Adesso è ufficiale, Berlusconi convoca la piazza contro la magistratura e chiama il popolo a manifestare il 23 marzo contro questo «cancro della nostra democrazia».
Probabilmente le ultime rivelazioni sulla vicenda De Gregorio sono la goccia che ha fatto traboccare il vaso dell’insofferenza per il controllo di legalità e per le regole dello stato di diritto. Qui emerge l’anomalia del sistema politico italiano che ha consentito venissero affidate funzioni di uomo di stato ad un personaggio che, oltre ad essere coinvolto con i suoi più stretti collaboratori in vicende di malaffare di ogni tipo, ha fatto della lotta alle regole costituzionali e dell’aggressione alle istituzioni di garanzia la ragione d’essere stessa del suo movimento.
Quello di Berlusconi non è semplicemente un rifiuto ideologico dei principi dello stato di diritto, una visione monocratica in cui tutti i poteri sono concentrati nelle mani del sovrano. Anche una cultura politica antidemocratica si può evolvere e può accettare compromessi: quella di Berlusconi, invece, è un corpo a corpo contro la Costituzione, senza mediazioni: o riuscirà a mettere sotto controllo politico l’attività della magistratura (inquirente e giudicante) oppure ne resterà travolto.

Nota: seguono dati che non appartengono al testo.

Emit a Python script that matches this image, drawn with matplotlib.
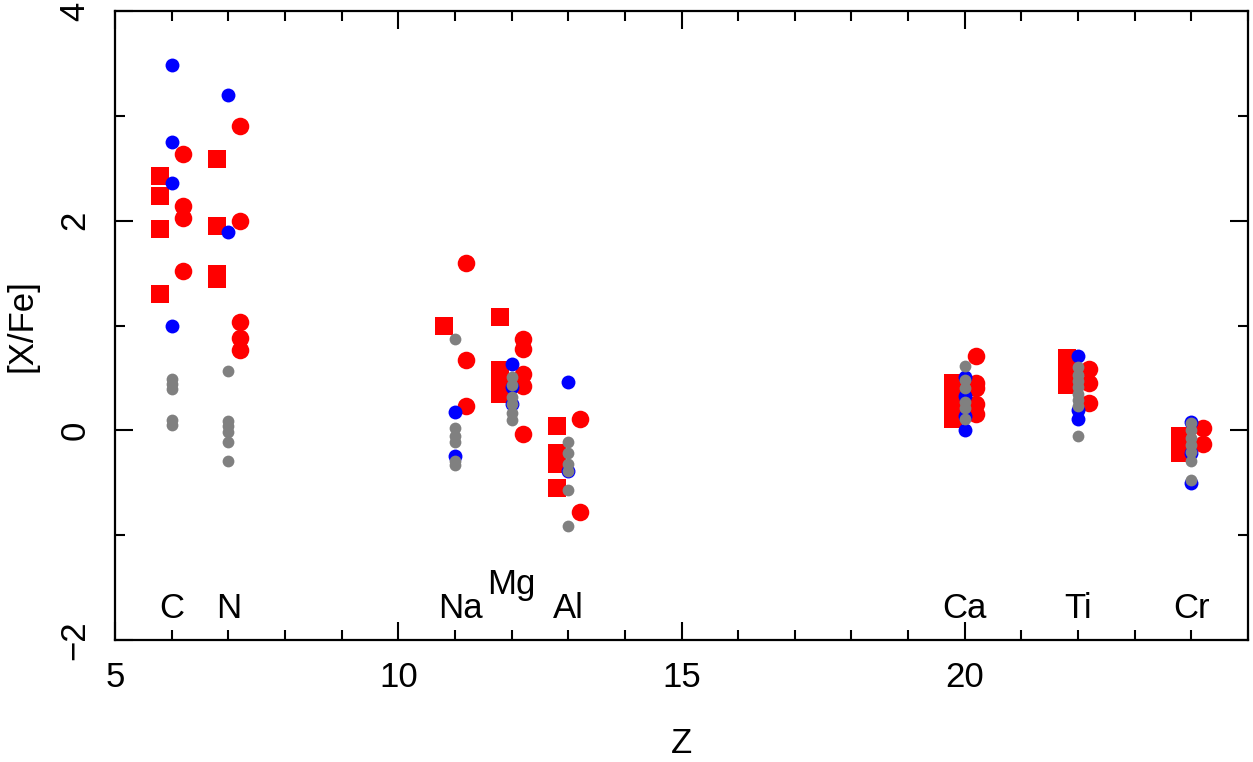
import matplotlib

matplotlib.use("Agg")
import matplotlib.pyplot as plt
from matplotlib.ticker import MultipleLocator

plt.rcParams["font.family"] = ["Liberation Sans Narrow", "Liberation Sans", "DejaVu Sans"]

# --- data (Z, [X/Fe]) ---
# red squares (drawn slightly left of each Z)
sq_z = [5.8, 5.8, 5.8, 5.8,
        6.8, 6.8, 6.8, 6.8,
        10.8,
        11.8, 11.8, 11.8, 11.8, 11.8,
        12.8, 12.8, 12.8, 12.8,
        19.8, 19.8, 19.8, 19.8, 19.8,
        21.8, 21.8, 21.8, 21.8,
        23.8, 23.8, 23.8]
sq_y = [2.43, 2.24, 1.92, 1.30,
        2.59, 1.95, 1.49, 1.44,
        1.00,
        1.08, 0.58, 0.50, 0.42, 0.35,
        0.04, -0.22, -0.32, -0.55,
        0.45, 0.36, 0.27, 0.18, 0.11,
        0.69, 0.60, 0.50, 0.43,
        -0.05, -0.14, -0.22]

# red circles (drawn slightly right of each Z)
rc_z = [6.2, 6.2, 6.2, 6.2,
        7.2, 7.2, 7.2, 7.2, 7.2,
        11.2, 11.2, 11.2,
        12.2, 12.2, 12.2, 12.2, 12.2,
        13.2, 13.2,
        20.2, 20.2, 20.2, 20.2, 20.2,
        22.2, 22.2, 22.2,
        24.2, 24.2]
rc_y = [2.64, 2.14, 2.03, 1.52,
        2.90, 2.00, 1.03, 0.88, 0.77,
        1.60, 0.67, 0.23,
        0.87, 0.78, 0.54, 0.42, -0.03,
        0.11, -0.78,
        0.71, 0.45, 0.40, 0.25, 0.16,
        0.59, 0.45, 0.26,
        0.02, -0.13]

# blue circles
bl_z = [6, 6, 6, 6,
        7, 7,
        11, 11,
        12, 12, 12,
        13, 13,
        20, 20, 20, 20,
        22, 22, 22,
        24, 24, 24]
bl_y = [3.48, 2.75, 2.36, 1.00,
        3.20, 1.89,
        0.18, -0.24,
        0.63, 0.41, 0.25,
        0.46, -0.39,
        0.51, 0.33, 0.14, 0.00,
        0.71, 0.19, 0.11,
        0.08, -0.22, -0.50]

# grey circles
gr_z = [6, 6, 6, 6, 6,
        7, 7, 7, 7, 7, 7,
        11, 11, 11, 11, 11, 11,
        12, 12, 12, 12, 12, 12,
        13, 13, 13, 13, 13, 13,
        20, 20, 20, 20, 20, 20,
        22, 22, 22, 22, 22, 22, 22, 22,
        24, 24, 24, 24, 24, 24, 24]
gr_y = [0.49, 0.44, 0.39, 0.10, 0.05,
        0.57, 0.09, 0.04, -0.02, -0.11, -0.29,
        0.87, 0.02, -0.05, -0.11, -0.29, -0.33,
        0.51, 0.43, 0.32, 0.25, 0.17, 0.10,
        -0.11, -0.22, -0.32, -0.39, -0.57, -0.91,
        0.61, 0.48, 0.40, 0.27, 0.21, 0.11,
        0.60, 0.53, 0.47, 0.41, 0.35, 0.29, 0.23, -0.05,
        0.07, 0.00, -0.07, -0.14, -0.21, -0.29, -0.47]

# element labels
el_names = ["C", "N", "Na", "Mg", "Al", "Ca", "Ti", "Cr"]
el_z = [6, 7, 11.1, 12, 13, 20, 22, 24]
el_y = [-1.7, -1.7, -1.7, -1.47, -1.7, -1.7, -1.7, -1.7]

fig = plt.figure(figsize=(12.53, 7.62), dpi=100)
ax = fig.add_axes([0.0918, 0.160, 0.9042, 0.8256])

ax.scatter(sq_z, sq_y, marker="s", s=150, color="#ff0000", lw=0, zorder=2)
ax.scatter(rc_z, rc_y, marker="o", s=160, color="#ff0000", lw=0, zorder=3)
ax.scatter(bl_z, bl_y, marker="o", s=100, color="#0000ff", lw=0, zorder=4)
ax.scatter(gr_z, gr_y, marker="o", s=72, color="#808080", lw=0, zorder=5)

for name, z, y in zip(el_names, el_z, el_y):
    ax.text(z, y, name, ha="center", va="center", fontsize=25)

ax.set_xlim(5, 25)
ax.set_ylim(-2, 4)
ax.xaxis.set_major_locator(MultipleLocator(5))
ax.xaxis.set_minor_locator(MultipleLocator(1))
ax.yaxis.set_major_locator(MultipleLocator(2))
ax.yaxis.set_minor_locator(MultipleLocator(1))
ax.set_xticks([5, 10, 15, 20])
ax.tick_params(which="both", direction="in", top=True, right=True, width=1.5,
               labelsize=25)
ax.tick_params(which="major", length=13)
ax.tick_params(which="minor", length=7)
ax.tick_params(axis="x", pad=15)
ax.tick_params(axis="y", pad=17)
for lab in ax.get_yticklabels():
    lab.set_rotation(90)
    lab.set_va("center")
for sp in ax.spines.values():
    sp.set_linewidth(1.6)

ax.set_xlabel("Z", fontsize=25, labelpad=24)
ax.set_ylabel("[X/Fe]", fontsize=25, labelpad=14)

fig.savefig("out.png", dpi=100)
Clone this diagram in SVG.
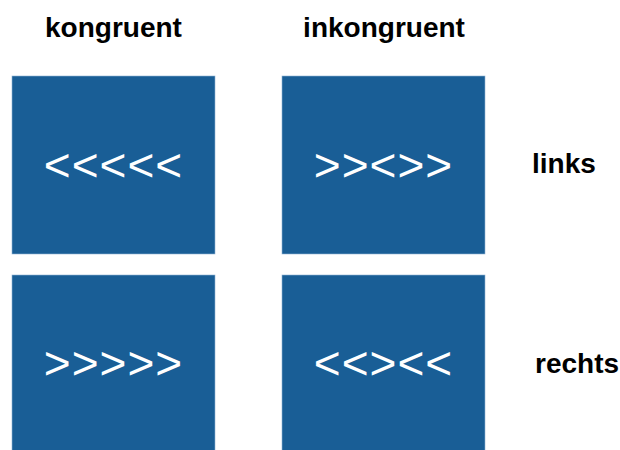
<svg xmlns="http://www.w3.org/2000/svg" width="620" height="450" viewBox="0 0 620 450">
<style>
.box{fill:#195e96;stroke:#8fb3d3;stroke-width:0.6}
.hd{font-family:"Liberation Sans",Arial,sans-serif;font-weight:bold;font-size:28px;fill:#000;text-anchor:middle}
.lb{font-family:"Liberation Sans",Arial,sans-serif;font-weight:bold;font-size:28px;fill:#000;text-anchor:start}
.ar{font-family:"Liberation Sans",Arial,sans-serif;font-size:46px;fill:#fff;text-anchor:middle;letter-spacing:1px}
</style>
<rect width="620" height="450" fill="#fff"/>
<g id="header-kongruent"><text class="hd" x="113.5" y="37">kongruent</text></g>
<g id="header-inkongruent"><text class="hd" x="384" y="37">inkongruent</text></g>
<g id="label-links"><text class="lb" x="532" y="173">links</text></g>
<g id="label-rechts"><text class="lb" x="535" y="373">rechts</text></g>
<g id="box-kongruent-links"><rect class="box" x="12" y="76" width="203" height="178"/><text class="ar" x="113.5" y="181">&lt;&lt;&lt;&lt;&lt;</text></g>
<g id="box-inkongruent-links"><rect class="box" x="282" y="76" width="203" height="178"/><text class="ar" x="383.5" y="181">&gt;&gt;&lt;&gt;&gt;</text></g>
<g id="box-kongruent-rechts"><rect class="box" x="12" y="275" width="203" height="180"/><text class="ar" x="113.5" y="379">&gt;&gt;&gt;&gt;&gt;</text></g>
<g id="box-inkongruent-rechts"><rect class="box" x="282" y="275" width="203" height="180"/><text class="ar" x="383.5" y="379">&lt;&lt;&gt;&lt;&lt;</text></g>
<g id="connectors"/>
</svg>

In questo contingente la realtà supera l’immaginazione e Berlusconi sta mettendo in opera la scena finale del film il Caimano con la folla che si scaglia contro i giudici. Quando un capo politico mobilita i suoi partigiani contro le istituzioni di garanzia, rivendicando il diritto di non essere sottoposto alla legge, siamo in presenza di un fatto eversivo. La rivendicazione del Fuhrer Prinzip.
Per quasi vent’anni i partiti politici democratici, il sistema dei media, i maitres à penser dei principali giornali italiani, hanno chiuso gli occhi di fronte a questa degenerazione, hanno evitato che Berlusconi venisse escluso dal parlamento, pur essendo ineleggibile, lo hanno accettato come un normale interlocutore politico, pienamente legittimato, nel gioco delle parti, a realizzare l’alternanza politica.
Le ultime elezioni politiche ormai hanno dimostrato che le finzioni non reggono più e che, arrivati ad un certo punto, inevitabilmente si devono fare i conti con la realtà. Non si può continuare a non vedere quanto Berlusconi e il suo partito siano inconciliabili con le regole minime della democrazia con la quale hanno intrapreso una lotta mortale, al fondo della quale o soccomberanno loro o soccomberà la democrazia. Quando Berlusconi parla così della magistratura, evidentemente pensa a se stesso ad al movimento di cui è proprietario.
Adesso che tutte le finzioni sono crollate è venuto il tempo di evitare che le metastasi si estendano nel corpo delle istituzioni. Si cominci ad escluderlo dalla corsa alla presidenza delle camere e si assumano atteggiamenti politici conseguenti con la gravità della situazione.